+++ STORED DATA +++

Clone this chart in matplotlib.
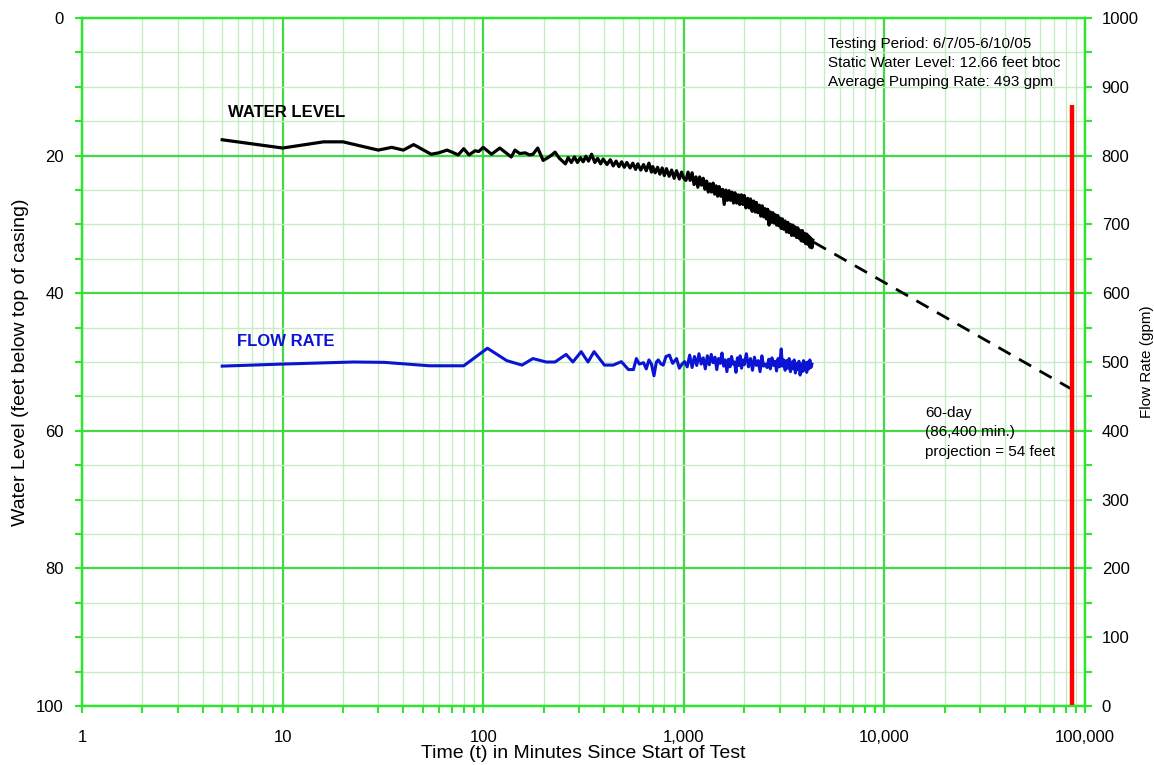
import matplotlib
matplotlib.use("Agg")
import matplotlib.pyplot as plt
from matplotlib.ticker import FixedLocator, FixedFormatter, NullFormatter

plt.rcParams['font.family'] = ['Liberation Sans', 'DejaVu Sans']

# ---------------- data ----------------
wl_time = [5, 10, 16, 20, 30, 35, 40, 45, 55, 60, 66, 70, 75, 80, 85, 91, 95, 100,
           110, 121, 138, 144, 152, 162, 170, 177, 187, 199, 210, 220, 228, 240,
           257, 265, 275, 285, 295, 305, 315, 325, 335, 347, 360, 372, 385, 396,
           414, 430, 445, 460, 475, 490, 505, 520, 540, 557, 575, 590, 610, 630,
           650, 670, 690, 700, 720, 740, 760, 780, 800, 820, 845, 870, 895, 920,
           950, 975, 1000, 1025, 1050, 1075, 1100, 1125, 1150, 1175, 1200, 1225,
           1250, 1275, 1300, 1325, 1350, 1375, 1400, 1425, 1450, 1475, 1500, 1530,
           1560, 1590, 1620, 1650, 1680, 1710, 1740, 1770, 1800, 1835, 1870, 1900,
           1935, 1970, 2000, 2040, 2080, 2115, 2150, 2190, 2230, 2270, 2300, 2340,
           2380, 2420, 2460, 2500, 2540, 2580, 2620, 2660, 2700, 2740, 2780, 2820,
           2860, 2900, 2940, 2980, 3020, 3060, 3100, 3150, 3200, 3250, 3300, 3350,
           3400, 3450, 3500, 3550, 3600, 3650, 3700, 3750, 3800, 3850, 3900, 3950,
           4000, 4050, 4100, 4150, 4200, 4250, 4300, 4350, 4400]
wl_level = [17.7, 18.9, 18.0, 18.0, 19.2, 18.8, 19.2, 18.4, 19.8, 19.6, 19.2, 19.5,
            19.9, 19.0, 19.9, 19.3, 19.4, 18.8, 19.8, 18.9, 20.2, 19.2, 19.7, 19.6,
            19.9, 19.8, 18.9, 20.7, 20.3, 19.9, 19.5, 20.4, 21.2, 20.3, 21.0, 20.2,
            21.0, 20.3, 20.9, 20.1, 20.8, 19.8, 21.0, 20.4, 21.2, 20.5, 21.3, 20.6,
            21.5, 20.8, 21.6, 20.9, 21.7, 21.0, 21.8, 21.1, 22.0, 21.2, 22.1, 21.3,
            22.2, 21.1, 22.4, 21.6, 22.5, 21.7, 22.7, 21.8, 22.9, 21.9, 23.0, 22.1,
            23.3, 22.2, 23.4, 22.4, 23.3, 23.6, 22.4, 23.6, 22.5, 24.2, 23.1, 24.6,
            23.1, 24.3, 23.3, 24.9, 23.7, 25.3, 24.1, 25.3, 24.0, 25.6, 24.4, 25.9,
            24.5, 25.9, 24.9, 27.1, 25.0, 26.5, 25.1, 26.5, 25.3, 26.9, 25.4, 26.9,
            25.7, 27.1, 25.7, 27.1, 25.8, 27.6, 26.2, 27.6, 26.3, 28.1, 26.6, 28.2,
            26.8, 28.3, 27.2, 28.8, 27.3, 28.9, 27.7, 29.2, 27.8, 30.1, 28.2, 29.7,
            28.3, 29.8, 28.6, 30.1, 28.7, 30.2, 29.1, 30.6, 29.2, 30.7, 29.5, 31.1,
            29.7, 31.2, 30.0, 31.6, 30.1, 31.6, 30.4, 31.9, 30.5, 32.0, 30.9, 32.4,
            30.9, 32.5, 31.3, 32.8, 31.4, 32.9, 31.7, 33.3, 32.0, 33.4, 32.3]

proj_time = [4450, 86400]
proj_level = [32.6, 54.0]

red_time = [86400, 86400]
red_level = [12.66, 100]

fr_time = [5, 10, 22.5, 32, 54, 80, 105, 131, 156, 177, 206, 228, 259, 280, 308,
           333, 357, 402, 445, 488, 530, 561, 580, 600, 630, 650, 670, 690, 710,
           730, 746, 770, 790, 815, 848, 880, 920, 950, 980, 1010, 1040, 1070,
           1100, 1130, 1160, 1190, 1220, 1250, 1280, 1310, 1340, 1370, 1400, 1430,
           1460, 1490, 1520, 1550, 1580, 1610, 1640, 1670, 1700, 1730, 1760, 1790,
           1820, 1850, 1880, 1910, 1940, 1970, 2000, 2050, 2100, 2150, 2200, 2250,
           2300, 2350, 2400, 2450, 2500, 2550, 2600, 2650, 2700, 2750, 2800, 2850,
           2900, 2950, 3000, 3060, 3100, 3150, 3200, 3250, 3300, 3350, 3400, 3450,
           3500, 3550, 3600, 3650, 3700, 3750, 3800, 3850, 3900, 3950, 4000, 4050,
           4100, 4150, 4200, 4250, 4300, 4350]
fr_gpm = [494, 497, 500, 499.5, 494.5, 494.5, 520, 502, 495.5, 505, 500, 500, 511,
          500, 515, 500, 515, 495.5, 495.5, 500.5, 489, 489, 505, 497, 499, 490,
          503, 497, 480, 500, 503, 497, 495.5, 508, 510, 498, 505, 491, 497, 500.5,
          493, 510, 492, 508, 495, 512, 497, 506, 490, 509, 496, 511, 499, 507,
          489, 505, 498, 513, 494, 503, 486, 504, 493, 508, 497, 500, 485, 506,
          495, 509, 491, 503, 496, 512, 493, 505, 488, 507, 495, 502, 486, 509,
          494, 497, 492, 504, 490, 506, 495, 501, 487, 505, 493, 519, 494, 503,
          488, 502, 491, 505, 486, 500, 490, 503, 484, 498, 489, 501, 481, 497,
          486, 502, 488, 499, 485, 500, 490, 503, 492, 497]

x_ticks = [1, 10, 100, 1000, 10000, 100000]
x_labels = ["1", "10", "100", "1,000", "10,000", "100,000"]
y_ticks = [0, 20, 40, 60, 80, 100]
y2_ticks = [0, 100, 200, 300, 400, 500, 600, 700, 800, 900, 1000]

info_lines = ["Testing Period: 6/7/05-6/10/05",
              "Static Water Level: 12.66 feet btoc",
              "Average Pumping Rate: 493 gpm"]
proj_lines = ["60-day", "(86,400 min.)", "projection = 54 feet"]

# ---------------- style ----------------
GREEN = "#2ee62e"
GRID_MAJ = "#45d845"
GRID_MIN = "#c6ecc6"
BLUE = "#0a14d2"

fig = plt.figure(figsize=(11.54, 7.65), dpi=100)
ax = fig.add_axes([82/1154, 1-706/765, (1085-82)/1154, (706-18)/765])
ax.set_xscale('log')
ax.set_xlim(1, 100000)
ax.set_ylim(100, 0)

minor_x = [m * 10**d for d in range(0, 5) for m in range(2, 10)]
ax.xaxis.set_major_locator(FixedLocator(x_ticks))
ax.xaxis.set_major_formatter(FixedFormatter(x_labels))
ax.xaxis.set_minor_locator(FixedLocator(minor_x))
ax.xaxis.set_minor_formatter(NullFormatter())
ax.yaxis.set_major_locator(FixedLocator(y_ticks))
ax.yaxis.set_minor_locator(FixedLocator([v for v in range(0, 101, 5) if v % 20]))

ax.grid(True, which='minor', color=GRID_MIN, lw=1.0, zorder=0)
ax.grid(True, which='major', color=GRID_MAJ, lw=1.6, zorder=0)
ax.set_axisbelow(True)

for sp in ax.spines.values():
    sp.set_color(GREEN)
    sp.set_linewidth(1.6)

ax.tick_params(which='both', direction='out', color=GREEN, width=1.5,
               labelsize=12, labelcolor='black')
ax.tick_params(which='major', length=5)
ax.tick_params(which='minor', length=5)
ax.tick_params(axis='y', which='major', pad=8)
ax.tick_params(axis='x', which='major', pad=12)

ax.set_xlabel("Time (t) in Minutes Since Start of Test", fontsize=14, labelpad=0)
ax.set_ylabel("Water Level (feet below top of casing)", fontsize=14, labelpad=5)

# water level
ax.plot(wl_time, wl_level, color='black', lw=2.3, zorder=3)
ax.plot(proj_time, proj_level, color='black', lw=2.0, ls=(0, (5, 3.5)), zorder=3)
ax.plot(red_time, red_level, color='#ff0000', lw=3.2, zorder=4, solid_capstyle='butt')

ax.text(5.35, 13.7, "WATER LEVEL", fontsize=12, fontweight='bold', va='center',
        ha='left', color='black')
ax.text(5.93, 47.0, "FLOW RATE", fontsize=12, fontweight='bold', va='center',
        ha='left', color=BLUE)

for i, line in enumerate(info_lines):
    ax.text(5240, 3.78 + i * 2.76, line, fontsize=11, va='center', ha='left')
for i, line in enumerate(proj_lines):
    ax.text(15940, 57.4 + i * 2.82, line, fontsize=11, va='center', ha='left')

# flow rate (right axis)
ax2 = ax.twinx()
ax2.set_ylim(0, 1000)
ax2.yaxis.set_major_locator(FixedLocator(y2_ticks))
ax2.yaxis.set_minor_locator(FixedLocator(list(range(50, 1000, 100))))
ax2.tick_params(which='both', direction='out', color=GREEN, width=1.5,
                labelsize=12, length=5, pad=7)
for sp in ax2.spines.values():
    sp.set_color(GREEN)
    sp.set_linewidth(1.6)
ax2.plot(fr_time, fr_gpm, color=BLUE, lw=2.2, zorder=3)
ax2.set_ylabel("Flow Rate (gpm)", fontsize=11, labelpad=1)

fig.savefig("out.png", dpi=100)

+++

**GIVEN PROBLEM**
Reproduce the material above exactly, first line through the line that contains "plt.rcParams['font.family'] = ['Liberation", minus the pictures.

**THE SOLUTION**
Clone this chart in matplotlib.
import matplotlib
matplotlib.use("Agg")
import matplotlib.pyplot as plt
from matplotlib.ticker import FixedLocator, FixedFormatter, NullFormatter

plt.rcParams['font.family'] = ['Liberation Sans', 'DejaVu Sans']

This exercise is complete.